In 2022, 89,398 persons applied for asylum in the UK, mainly from Albania, Afghanistan and Iran. 18% of applicants were children. The recognition rate at first instance stood at 74% (70% refugee status, 4% subsidiary protection). However, the number of pending cases rose to 132,182 cases. The Home Office also served 21,532 claimants with ‘notices of intent’, although formally only 83 cases received inadmissibility decisions in 2021 and 2022.

The UK asylum legislative framework significantly evolved in 2022, starting with the Migration and Economic Development Partnership (MEDP) and Memorandum of Understanding (MoU) signed with Rwanda in April 2022. The MoU outsources the processing of asylum claims from some applicants in the UK by physically transferring them to Rwanda. The first planned flight was halted through an ECtHR interim measure in June 2022; at the national level individual decisions to transfer were quashed but the general principle of the MEDP was found to be legal in December 2022, a finding appealed by the individuals and CSOs.
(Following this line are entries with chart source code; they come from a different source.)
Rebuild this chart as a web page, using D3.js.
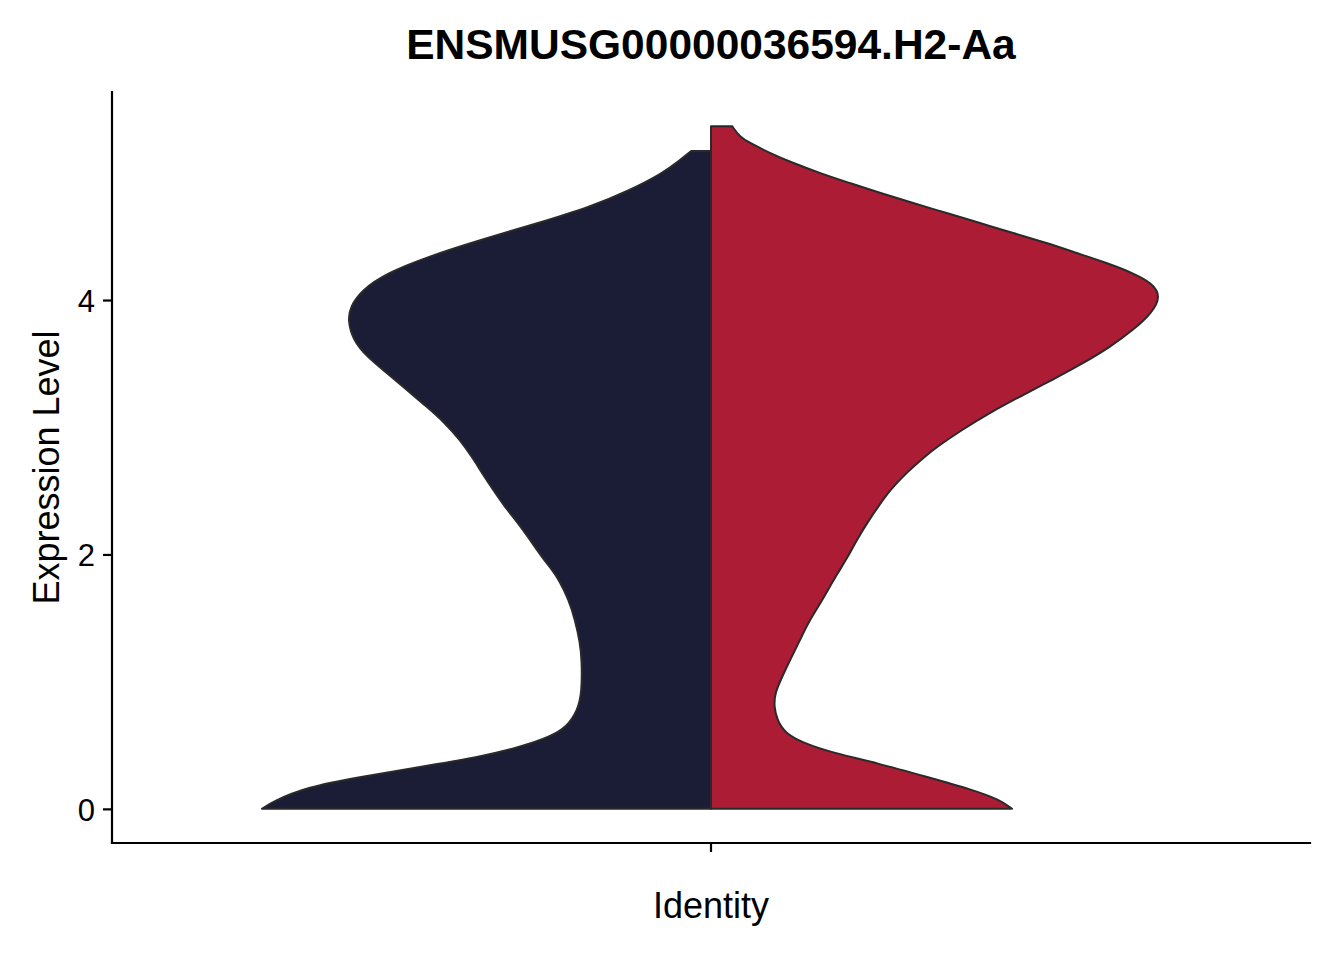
<!DOCTYPE html>
<html><head><meta charset="utf-8">
<script src="https://cdn.jsdelivr.net/npm/d3@7"></script>
<style>body{margin:0;background:#fff}</style>
</head><body>
<svg id="chart" width="1344" height="960"></svg>
<script>
const chartTitle = "ENSMUSG00000036594.H2-Aa";
const xTitle = "Identity";
const yTitle = "Expression Level";
const categories = [""];
const yTicks = [0, 2, 4];
const splitColors = ["#1b1d36", "#ac1c34"];

// left half (first split group): expression values and scaled density
const exprLeft = [0, 0.055, 0.173, 0.251, 0.330, 0.409, 0.487, 0.566, 0.644, 0.778, 0.912, 1.171, 1.305, 1.485, 1.642, 1.800, 1.878, 1.980, 2.114, 2.248, 2.373, 2.507, 2.641, 2.766, 2.900, 3.033, 3.159, 3.293, 3.426, 3.552, 3.686, 3.843, 3.945, 4.079, 4.212, 4.338, 4.472, 4.605, 4.731, 4.864, 4.998, 5.100, 5.171];
const densLeft = [0.998, 0.976, 0.898, 0.780, 0.647, 0.513, 0.424, 0.358, 0.320, 0.296, 0.287, 0.287, 0.291, 0.302, 0.316, 0.338, 0.353, 0.376, 0.402, 0.429, 0.458, 0.484, 0.509, 0.531, 0.558, 0.591, 0.631, 0.676, 0.720, 0.764, 0.796, 0.807, 0.802, 0.776, 0.720, 0.631, 0.513, 0.384, 0.269, 0.180, 0.107, 0.069, 0.044];

// right half (second split group)
const exprRight = [0, 0.071, 0.149, 0.251, 0.361, 0.440, 0.519, 0.597, 0.699, 0.802, 0.912, 1.037, 1.171, 1.328, 1.462, 1.587, 1.721, 1.855, 1.980, 2.114, 2.248, 2.373, 2.507, 2.641, 2.766, 2.845, 2.978, 3.112, 3.238, 3.371, 3.505, 3.631, 3.764, 3.898, 4.031, 4.134, 4.212, 4.291, 4.369, 4.448, 4.527, 4.605, 4.684, 4.762, 4.841, 4.919, 4.998, 5.077, 5.155, 5.234, 5.281, 5.367];
const densRight = [0.669, 0.642, 0.582, 0.480, 0.369, 0.271, 0.204, 0.164, 0.147, 0.140, 0.142, 0.158, 0.176, 0.198, 0.216, 0.238, 0.260, 0.282, 0.304, 0.324, 0.347, 0.371, 0.398, 0.434, 0.474, 0.502, 0.557, 0.619, 0.685, 0.758, 0.828, 0.887, 0.938, 0.980, 1.000, 0.980, 0.938, 0.880, 0.813, 0.747, 0.671, 0.598, 0.524, 0.449, 0.376, 0.309, 0.242, 0.182, 0.131, 0.087, 0.064, 0.047];

const svg = d3.select("#chart");
const font = "'Liberation Sans', Arial, Helvetica, sans-serif";
const panel = {left: 112, right: 1310, top: 92, bottom: 843};

const allVals = exprLeft.concat(exprRight);
const yMin = d3.min(allVals), yMax = d3.max(allVals);
const pad = (yMax - yMin) * 0.05;
const y = d3.scaleLinear().domain([yMin - pad, yMax + pad]).range([panel.bottom, panel.top]);
const x = d3.scaleBand().domain(categories).range([panel.left, panel.right]);
const w = d3.scaleLinear().domain([0, 1]).range([0, x.bandwidth() * 0.3756]);
const cx = x(categories[0]) + x.bandwidth() / 2;

const halves = [
  {vals: exprLeft, dens: densLeft, sign: -1, color: splitColors[0]},
  {vals: exprRight, dens: densRight, sign: 1, color: splitColors[1]}
];

halves.forEach(h => {
  const pts = h.vals.map((v, i) => ({v, d: h.dens[i]}));
  const area = d3.area()
    .y(d => y(d.v))
    .x0(cx)
    .x1(d => cx + h.sign * w(d.d))
    .curve(d3.curveBasis);
  svg.append("path")
    .attr("d", area(pts))
    .attr("fill", h.color)
    .attr("stroke", "#2a2a2a")
    .attr("stroke-width", 2)
    .attr("stroke-linejoin", "round");
});

// axes
const yAxis = d3.axisLeft(y).tickValues(yTicks).tickFormat(d3.format("d")).tickSize(9).tickPadding(8);
const gy = svg.append("g").attr("transform", `translate(${panel.left},0)`).call(yAxis);
gy.select(".domain").attr("d", `M0,${panel.top}V${panel.bottom}`);
const xAxis = d3.axisBottom(x).tickSize(9).tickPadding(8);
const gx = svg.append("g").attr("transform", `translate(0,${panel.bottom})`).call(xAxis);
gx.select(".domain").attr("d", `M${panel.left},0H${panel.right}`);
[gx, gy].forEach(g => {
  g.select(".domain").attr("stroke", "#000").attr("stroke-width", 2.2).attr("stroke-linecap", "square");
  g.selectAll(".tick line").attr("stroke", "#000").attr("stroke-width", 2.2);
  g.selectAll(".tick text").attr("fill", "#000").style("font-family", font).style("font-size", "31px");
});
gy.selectAll(".tick text").attr("dy", "0.36em");

// titles
svg.append("text").attr("x", (panel.left + panel.right) / 2).attr("y", 59)
  .attr("text-anchor", "middle").style("font-family", font).style("font-size", "42.5px")
  .style("font-weight", "bold").attr("fill", "#000").text(chartTitle);
svg.append("text").attr("x", (panel.left + panel.right) / 2).attr("y", 918)
  .attr("text-anchor", "middle").style("font-family", font).style("font-size", "36px")
  .attr("fill", "#000").text(xTitle);
svg.append("text").attr("transform", `translate(59,${(panel.top + panel.bottom) / 2}) rotate(-90)`)
  .attr("text-anchor", "middle").style("font-family", font).style("font-size", "36px")
  .attr("fill", "#000").text(yTitle);
</script>
</body></html>
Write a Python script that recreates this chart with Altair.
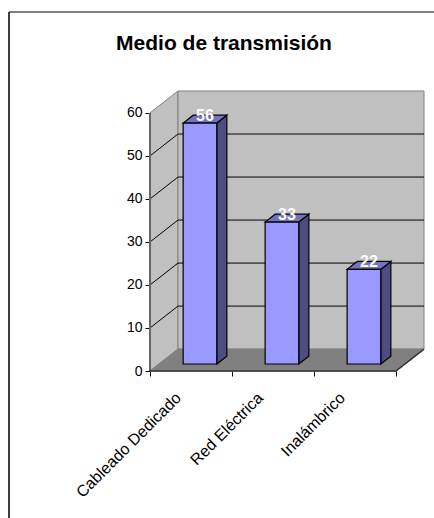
import altair as alt
import pandas as pd

TITLE = "Medio de transmisión"
categories = ["Cableado Dedicado", "Red Eléctrica", "Inalámbrico"]
values = [56, 33, 22]
y_ticks = [0, 10, 20, 30, 40, 50, 60]
grid_values = [10, 20, 30, 40, 50]

# Oblique projection of the box: a point at depth 1 sits this far along each axis
DEPTH_X = 0.3415  # in category units
DEPTH_Y = 5.09    # in value units
Y_MAX = y_ticks[-1]
N = len(categories)
BAR_WIDTH = 0.41
BAR_D0, BAR_D1 = 0.32, 0.68

WALL = "#C0C0C0"
FLOOR = "#808080"
FRONT = "#9999FF"
TOP = "#7373BF"
SIDE = "#4D4D80"


def px(c, d):
    return c + d * DEPTH_X


def py(v, d):
    return v + d * DEPTH_Y


def poly(rows, name, fill, pts):
    for x, y, y2 in pts:
        rows.append({"poly": name, "fill": fill, "x": x, "y": y, "y2": y2})


# Walls and floor of the box
box = []
poly(box, "left", WALL, [(0, 0, Y_MAX), (DEPTH_X, DEPTH_Y, Y_MAX + DEPTH_Y)])
poly(box, "back", WALL, [(DEPTH_X, DEPTH_Y, Y_MAX + DEPTH_Y), (N + DEPTH_X, DEPTH_Y, Y_MAX + DEPTH_Y)])
poly(box, "floor", FLOOR, [(0, 0, 0), (DEPTH_X, DEPTH_Y, 0), (N, DEPTH_Y, 0), (N + DEPTH_X, DEPTH_Y, DEPTH_Y)])

# Three visible faces of each column
faces = []
labels = []
for i, v in enumerate(values):
    c0 = i + 0.5 - BAR_WIDTH / 2
    c1 = i + 0.5 + BAR_WIDTH / 2
    x0, x1 = px(c0, BAR_D0), px(c1, BAR_D0)
    bx0, bx1 = px(c0, BAR_D1), px(c1, BAR_D1)
    y_base_f, y_top_f = py(0, BAR_D0), py(v, BAR_D0)
    y_base_b, y_top_b = py(0, BAR_D1), py(v, BAR_D1)
    poly(faces, f"side{i}", SIDE, [(x1, y_base_f, y_top_f), (bx1, y_base_b, y_top_b)])
    poly(faces, f"top{i}", TOP, [(x0, y_top_f, y_top_f), (bx0, y_top_f, y_top_b),
                                 (x1, y_top_f, y_top_b), (bx1, y_top_b, y_top_b)])
    poly(faces, f"front{i}", FRONT, [(x0, y_base_f, y_top_f), (x1, y_base_f, y_top_f)])
    labels.append({"x": px(i + 0.5, 0.5), "y": py(v, 0.5), "label": str(v)})

grid = []
for v in grid_values:
    for x, y in [(0, v), (DEPTH_X, v + DEPTH_Y), (N + DEPTH_X, v + DEPTH_Y)]:
        grid.append({"v": v, "x": x, "y": y})

x_scale = alt.Scale(domain=[0, N + DEPTH_X], nice=False, zero=False)
y_scale = alt.Scale(domain=[0, Y_MAX + DEPTH_Y], nice=False, zero=False)

tick_values = [k / 2 for k in range(2 * N + 1)]
label_expr = "".join(f"datum.value == {i + 0.5} ? '{c}' : " for i, c in enumerate(categories)) + "''"

x_axis = alt.Axis(
    title=None, values=tick_values, labelExpr=label_expr, labelAngle=-45, labelAlign="right",
    labelBaseline="middle", labelFontSize=16, labelFont="Liberation Sans", labelColor="#000000",
    labelOverlap=False, labelBound=False, labelFlush=False, labelPadding=19, labelOffset=-13,
    domain=False, grid=False, tickSize=5, tickColor="#000000",
    tickOpacity={"condition": {"test": "datum.value % 1 == 0", "value": 1}, "value": 0},
)
y_axis = alt.Axis(
    title=None, values=y_ticks, labelFontSize=14, labelFont="Liberation Sans", labelColor="#000000",
    labelPadding=3, domain=False, grid=False, tickSize=5, tickColor="#000000",
)

enc_x = alt.X("x:Q", scale=x_scale, axis=x_axis)
enc_y = alt.Y("y:Q", scale=y_scale, axis=y_axis)

box_layer = alt.Chart(pd.DataFrame(box)).mark_area(stroke="#808080", strokeWidth=1).encode(
    x=enc_x, y=enc_y, y2="y2:Q", detail="poly:N", fill=alt.Fill("fill:N", scale=None),
)
grid_layer = alt.Chart(pd.DataFrame(grid)).mark_line(color="#000000", strokeWidth=1).encode(
    x=enc_x, y=enc_y, detail="v:N",
)
face_layer = alt.Chart(pd.DataFrame(faces)).mark_area(stroke="#000000", strokeWidth=1.2).encode(
    x=enc_x, y=enc_y, y2="y2:Q", detail="poly:N", fill=alt.Fill("fill:N", scale=None),
)
label_layer = alt.Chart(pd.DataFrame(labels)).mark_text(
    color="#FFFFFF", font="Liberation Sans", fontSize=16, fontWeight="bold", baseline="middle", dy=-3,
).encode(x=enc_x, y=enc_y, text="label:N")

# Front axis lines and the right edge of the floor
edges = pd.DataFrame([
    {"e": "value", "x": 0, "y": 0}, {"e": "value", "x": 0, "y": Y_MAX},
    {"e": "base", "x": 0, "y": 0}, {"e": "base", "x": N, "y": 0},
    {"e": "base", "x": N + DEPTH_X, "y": DEPTH_Y},
])
edge_value = alt.Chart(edges[edges.e == "value"]).mark_line(color="#666666", strokeWidth=2).encode(
    x=enc_x, y=enc_y)
edge_base = alt.Chart(edges[edges.e == "base"]).mark_line(color="#333333", strokeWidth=1.5).encode(
    x=enc_x, y=enc_y)

one = pd.DataFrame({"a": [0]})

# Outer frame: only the top and left edges show
frame_left = alt.Chart(one).mark_rule(color="#404040", strokeWidth=2).encode(
    x=alt.value(-141), y=alt.value(-79), y2=alt.value(427))
frame_top = alt.Chart(one).mark_rule(color="#000000", strokeWidth=1).encode(
    x=alt.value(-141), x2=alt.value(284), y=alt.value(-79))
title_layer = alt.Chart(pd.DataFrame({"t": [TITLE]})).mark_text(
    font="Liberation Sans", fontSize=21, fontWeight="bold", color="#000000", align="center", baseline="alphabetic",
).encode(x=alt.value(74), y=alt.value(-41), text="t:N")

chart = alt.layer(
    box_layer, grid_layer, face_layer, edge_value, edge_base, label_layer, frame_left, frame_top, title_layer,
).properties(
    width=274, height=280,
    padding={"left": 150, "top": 91, "right": 10, "bottom": 147},
    autosize=alt.AutoSizeParams(type="none"),
    background="#FFFFFF",
).configure_view(stroke=None)

chart.save("out.html", embed_options={"renderer": "svg", "actions": False})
Concurrently, the Nationality and Borders Act (NABA) gained Royal Assent in April 2022. Major developments from the NABA include putting into legislation inadmissibility rules per which a person deemed to have travelled through safe countries can be removed to that or another country; the differentiation between two groups of refugees, i.e. those deemed to have come directly to the UK, or having a reasonable excuse for not claiming asylum in the safe country through which they passed to reach the UK, or brought to the UK with prior authorisation (group 1 refugees), as opposed to the others (group 2 refugees); the removal of the right to appeal for cases deemed ‘clearly unfounded’; an obligation for asylum claims to be made at a designated place, thus inter alia prohibiting asking for asylum in UK territorial waters.

Access to the procedure worsened over 2022, with the average waiting time between registering an asylum claim and the screening interview more than tripling in the first quarter of 2022 to 67 days compared to the first quarter of 2021, and then further increasing to 121 days in quarter 3. At the same time, the backlog of cases rose significantly, concerning at the end of 2022 160,919 people. 88,929 cases had been pending for more than 6 months, 40,913 for 1 to 3 years.

The UK was also faced with a reception crisis, due to which the government continued using hotels to house persons in the asylum system. The NABA continues to foresee accommodation with shared sleeping quarters in the style of the former military barracks as a suitable accommodation solution for some asylum seekers, and guidance was issued at the end of the year in this regard. The situation is particularly concerning regarding children, with a number of them cared for outside the usual system, through the Home Office (and its contractors) instead of the local authorities, meaning children are outside of the framework and protection of children’s legislation.

The number of asylum seekers in detention also rose in part due to the MEDP with Rwanda. At least 14,227 asylum seekers were detained in 2022 in immigration removal centres, representing 70% of all immigration detainees in 2022. A short-term holding facility was opened in 2022 to increase capacity but was then emptied and closed after high controversy over living conditions and following the death of a person having been held at the camp after arriving in the UK.

In parallel, in response to the full-scale invasion of Ukraine and subsequent displacement, the UK introduced three support schemes: a Ukraine Family Scheme, for those seeking to join a family in the UK, the visa sponsorship scheme ‘Homes for Ukraine’, a hosting programme; and the Ukraine Extension Scheme for those already in the United Kingdom. A total of 256,929 persons applied to be granted entry into the UK under the two visa schemes Ukraine Family and Homes for Ukraine, out of which 209,829 persons were allowed to enter and 154,500 actually entered the UK. The government further granted 15,169 extensions under the Ukraine Extension Scheme.